Exclude the pictures, then repeat the remaining data exactly.

* * *

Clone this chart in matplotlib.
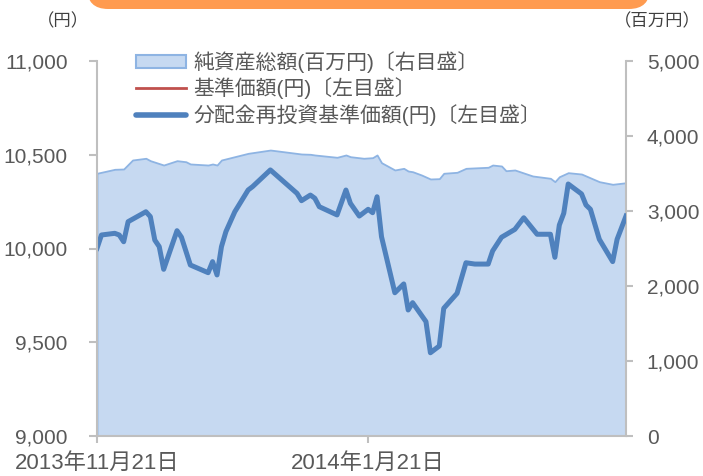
import numpy as np
import pandas as pd
import matplotlib
matplotlib.use('Agg')
import matplotlib.pyplot as plt
from matplotlib.patches import FancyBboxPatch, Patch
from matplotlib.lines import Line2D

plt.rcParams['font.family'] = ['Liberation Sans', 'Noto Sans CJK JP']

start = pd.Timestamp('2013-11-21')

# 分配金再投資基準価額 (円) - days after start
nav_days = [0, 1, 4, 5, 6, 7, 11, 12, 13, 14, 15, 18, 19, 21, 25, 26, 27, 28, 29, 31,
            34, 35, 39, 45, 46, 48, 49, 50, 54, 56, 57, 59, 61, 62, 63, 64, 67, 69, 70, 71,
            74, 75, 77, 78, 81, 83, 85, 88, 89, 91, 94, 96, 99, 102, 103, 104, 105, 106, 109, 110,
            111, 113, 116, 117, 119]
nav_reinv = [10001, 10072, 10081, 10072, 10036, 10143, 10196, 10170, 10045, 10010,
             9889, 10095, 10060, 9912, 9871, 9930, 9859, 10010, 10090, 10196,
             10312, 10330, 10419, 10294, 10255, 10285, 10268, 10223, 10179, 10312,
             10241, 10173, 10209, 10191, 10276, 10063, 9764, 9811, 9672, 9711,
             9610, 9444, 9480, 9681, 9761, 9924, 9917, 9917, 9987, 10060,
             10102, 10164, 10076, 10076, 9953, 10125, 10188, 10344, 10291, 10232,
             10209, 10049, 9930, 10049, 10173]
# 基準価額 = same as reinvested (no distribution in period)
nav_base = nav_reinv

# 純資産総額 (百万円)
aum_days = [0, 4, 6, 8, 11, 12, 15, 18, 20, 21, 25, 26, 27, 28, 34, 39, 46, 48, 49, 54,
            56, 57, 60, 62, 63, 64, 67, 69, 70, 71, 73, 75, 77, 78, 81, 83, 88, 89, 91, 92,
            94, 98, 102, 103, 104, 106, 109, 113, 116, 119]
aum = [3503, 3556, 3560, 3680, 3703, 3671, 3613, 3671, 3657, 3627,
       3613, 3627, 3613, 3680, 3769, 3813, 3760, 3756, 3747, 3716,
       3747, 3724, 3703, 3711, 3747, 3644, 3547, 3569, 3533, 3524,
       3480, 3427, 3431, 3503, 3516, 3569, 3583, 3613, 3600, 3537,
       3547, 3467, 3436, 3391, 3457, 3511, 3493, 3391, 3356, 3377]

xticks = ['2013-11-21', '2014-01-21']
xticklabels = ['2013年11月21日', '2014年1月21日']

labels = ['純資産総額(百万円)〔右目盛〕', '基準価額(円)〔左目盛〕', '分配金再投資基準価額(円)〔左目盛〕']

nav_dates = start + pd.to_timedelta(nav_days, unit='D')
aum_dates = start + pd.to_timedelta(aum_days, unit='D')

fill_c = '#C6D9F1'
edge_c = '#8EB4E3'
blue = '#4F81BD'
red = '#C0504D'
grey_txt = '#595959'
axis_c = '#BFBFBF'

fig = plt.figure(figsize=(7.03, 4.76), dpi=100)
ax = fig.add_axes([97/703, 40/476, 529/703, 375/476])
ax2 = ax.twinx()

ax2.fill_between(aum_dates, 0, aum, facecolor=fill_c, edgecolor=edge_c, linewidth=1.3)
ax2.set_ylim(0, 5000)
ax2.set_yticks([0, 1000, 2000, 3000, 4000, 5000])
ax2.set_yticklabels(['{:,}'.format(v) for v in [0, 1000, 2000, 3000, 4000, 5000]])

ax.set_zorder(ax2.get_zorder() + 1)
ax.patch.set_visible(False)
ax.plot(nav_dates, nav_base, color=red, linewidth=2)
ax.plot(nav_dates, nav_reinv, color=blue, linewidth=3.6, solid_joinstyle='round')
ax.set_ylim(9000, 11000)
ax.set_yticks([9000, 9500, 10000, 10500, 11000])
ax.set_yticklabels(['{:,}'.format(v) for v in [9000, 9500, 10000, 10500, 11000]])
ax.set_xlim(start, nav_dates[-1])
ax.set_xticks(pd.to_datetime(xticks))
ax.set_xticklabels(xticklabels)

for a in (ax, ax2):
    for s in a.spines.values():
        s.set_visible(False)
ax.spines['left'].set_visible(True)
ax.spines['bottom'].set_visible(True)
ax2.spines['right'].set_visible(True)
for s in (ax.spines['left'], ax.spines['bottom'], ax2.spines['right']):
    s.set_color(axis_c)
    s.set_linewidth(1.5)

ax.tick_params(axis='y', length=6, width=1.5, color=axis_c, pad=15, labelsize=15, labelcolor=grey_txt)
ax.tick_params(axis='x', length=5, width=1.5, color=axis_c, pad=7, labelsize=16, labelcolor=grey_txt)
ax2.tick_params(axis='y', length=5, width=1.5, color=axis_c, pad=10, labelsize=15, labelcolor=grey_txt)

# unit labels
fig.text(63/703, 1 - 21/476, '（円）', ha='center', va='center', fontsize=12.5, color='#404040')
fig.text(701/703, 1 - 21/476, '（百万円）', ha='right', va='center', fontsize=12.5, color='#404040')

# orange banner at the top
banner = FancyBboxPatch((87/703, 1 - 9/476), (650 - 87)/703, 40/476,
                        boxstyle='round,pad=0,rounding_size=0.03', transform=fig.transFigure,
                        facecolor='#FF9B50', edgecolor='none', mutation_aspect=703/476)
fig.patches.append(banner)

handles = [Patch(facecolor=fill_c, edgecolor=edge_c, linewidth=1.5),
           Line2D([], [], color=red, linewidth=2),
           Line2D([], [], color=blue, linewidth=4, solid_capstyle='round')]
fig.legend(handles, labels, loc='upper left', bbox_to_anchor=(136/703, 1 - 51/476),
           frameon=False, fontsize=15, handlelength=2.4, handleheight=0.6,
           handletextpad=0.35, labelspacing=0.22, borderpad=0, borderaxespad=0,
           labelcolor=grey_txt)

fig.savefig('out.png', dpi=100)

* * *

→ **FINAL RESULT**
Clone this chart in matplotlib.
import numpy as np
import pandas as pd
import matplotlib
matplotlib.use('Agg')
import matplotlib.pyplot as plt
from matplotlib.patches import FancyBboxPatch, Patch
from matplotlib.lines import Line2D

plt.rcParams['font.family'] = ['Liberation Sans', 'Noto Sans CJK JP']

start = pd.Timestamp('2013-11-21')

# 分配金再投資基準価額 (円) - days after start
nav_days = [0, 1, 4, 5, 6, 7, 11, 12, 13, 14, 15, 18, 19, 21, 25, 26, 27, 28, 29, 31,
            34, 35, 39, 45, 46, 48, 49, 50, 54, 56, 57, 59, 61, 62, 63, 64, 67, 69, 70, 71,
            74, 75, 77, 78, 81, 83, 85, 88, 89, 91, 94, 96, 99, 102, 103, 104, 105, 106, 109, 110,
            111, 113, 116, 117, 119]
nav_reinv = [10001, 10072, 10081, 10072, 10036, 10143, 10196, 10170, 10045, 10010,
             9889, 10095, 10060, 9912, 9871, 9930, 9859, 10010, 10090, 10196,
             10312, 10330, 10419, 10294, 10255, 10285, 10268, 10223, 10179, 10312,
             10241, 10173, 10209, 10191, 10276, 10063, 9764, 9811, 9672, 9711,
             9610, 9444, 9480, 9681, 9761, 9924, 9917, 9917, 9987, 10060,
             10102, 10164, 10076, 10076, 9953, 10125, 10188, 10344, 10291, 10232,
             10209, 10049, 9930, 10049, 10173]
# 基準価額 = same as reinvested (no distribution in period)
nav_base = nav_reinv

# 純資産総額 (百万円)
aum_days = [0, 4, 6, 8, 11, 12, 15, 18, 20, 21, 25, 26, 27, 28, 34, 39, 46, 48, 49, 54,
            56, 57, 60, 62, 63, 64, 67, 69, 70, 71, 73, 75, 77, 78, 81, 83, 88, 89, 91, 92,
            94, 98, 102, 103, 104, 106, 109, 113, 116, 119]
aum = [3503, 3556, 3560, 3680, 3703, 3671, 3613, 3671, 3657, 3627,
       3613, 3627, 3613, 3680, 3769, 3813, 3760, 3756, 3747, 3716,
       3747, 3724, 3703, 3711, 3747, 3644, 3547, 3569, 3533, 3524,
       3480, 3427, 3431, 3503, 3516, 3569, 3583, 3613, 3600, 3537,
       3547, 3467, 3436, 3391, 3457, 3511, 3493, 3391, 3356, 3377]

xticks = ['2013-11-21', '2014-01-21']
xticklabels = ['2013年11月21日', '2014年1月21日']

labels = ['純資産総額(百万円)〔右目盛〕', '基準価額(円)〔左目盛〕', '分配金再投資基準価額(円)〔左目盛〕']

nav_dates = start + pd.to_timedelta(nav_days, unit='D')
aum_dates = start + pd.to_timedelta(aum_days, unit='D')

fill_c = '#C6D9F1'
edge_c = '#8EB4E3'
blue = '#4F81BD'
red = '#C0504D'
grey_txt = '#595959'
axis_c = '#BFBFBF'

fig = plt.figure(figsize=(7.03, 4.76), dpi=100)
ax = fig.add_axes([97/703, 40/476, 529/703, 375/476])
ax2 = ax.twinx()

ax2.fill_between(aum_dates, 0, aum, facecolor=fill_c, edgecolor=edge_c, linewidth=1.3)
ax2.set_ylim(0, 5000)
ax2.set_yticks([0, 1000, 2000, 3000, 4000, 5000])
ax2.set_yticklabels(['{:,}'.format(v) for v in [0, 1000, 2000, 3000, 4000, 5000]])

ax.set_zorder(ax2.get_zorder() + 1)
ax.patch.set_visible(False)
ax.plot(nav_dates, nav_base, color=red, linewidth=2)
ax.plot(nav_dates, nav_reinv, color=blue, linewidth=3.6, solid_joinstyle='round')
ax.set_ylim(9000, 11000)
ax.set_yticks([9000, 9500, 10000, 10500, 11000])
ax.set_yticklabels(['{:,}'.format(v) for v in [9000, 9500, 10000, 10500, 11000]])
ax.set_xlim(start, nav_dates[-1])
ax.set_xticks(pd.to_datetime(xticks))
ax.set_xticklabels(xticklabels)

for a in (ax, ax2):
    for s in a.spines.values():
        s.set_visible(False)
ax.spines['left'].set_visible(True)
ax.spines['bottom'].set_visible(True)
ax2.spines['right'].set_visible(True)
for s in (ax.spines['left'], ax.spines['bottom'], ax2.spines['right']):
    s.set_color(axis_c)
    s.set_linewidth(1.5)

ax.tick_params(axis='y', length=6, width=1.5, color=axis_c, pad=15, labelsize=15, labelcolor=grey_txt)
ax.tick_params(axis='x', length=5, width=1.5, color=axis_c, pad=7, labelsize=16, labelcolor=grey_txt)
ax2.tick_params(axis='y', length=5, width=1.5, color=axis_c, pad=10, labelsize=15, labelcolor=grey_txt)

# unit labels
fig.text(63/703, 1 - 21/476, '（円）', ha='center', va='center', fontsize=12.5, color='#404040')
fig.text(701/703, 1 - 21/476, '（百万円）', ha='right', va='center', fontsize=12.5, color='#404040')

# orange banner at the top
banner = FancyBboxPatch((87/703, 1 - 9/476), (650 - 87)/703, 40/476,
                        boxstyle='round,pad=0,rounding_size=0.03', transform=fig.transFigure,
                        facecolor='#FF9B50', edgecolor='none', mutation_aspect=703/476)
fig.patches.append(banner)

handles = [Patch(facecolor=fill_c, edgecolor=edge_c, linewidth=1.5),
           Line2D([], [], color=red, linewidth=2),
           Line2D([], [], color=blue, linewidth=4, solid_capstyle='round')]
fig.legend(handles, labels, loc='upper left', bbox_to_anchor=(136/703, 1 - 51/476),
           frameon=False, fontsize=15, handlelength=2.4, handleheight=0.6,
           handletextpad=0.35, labelspacing=0.22, borderpad=0, borderaxespad=0,
           labelcolor=grey_txt)

fig.savefig('out.png', dpi=100)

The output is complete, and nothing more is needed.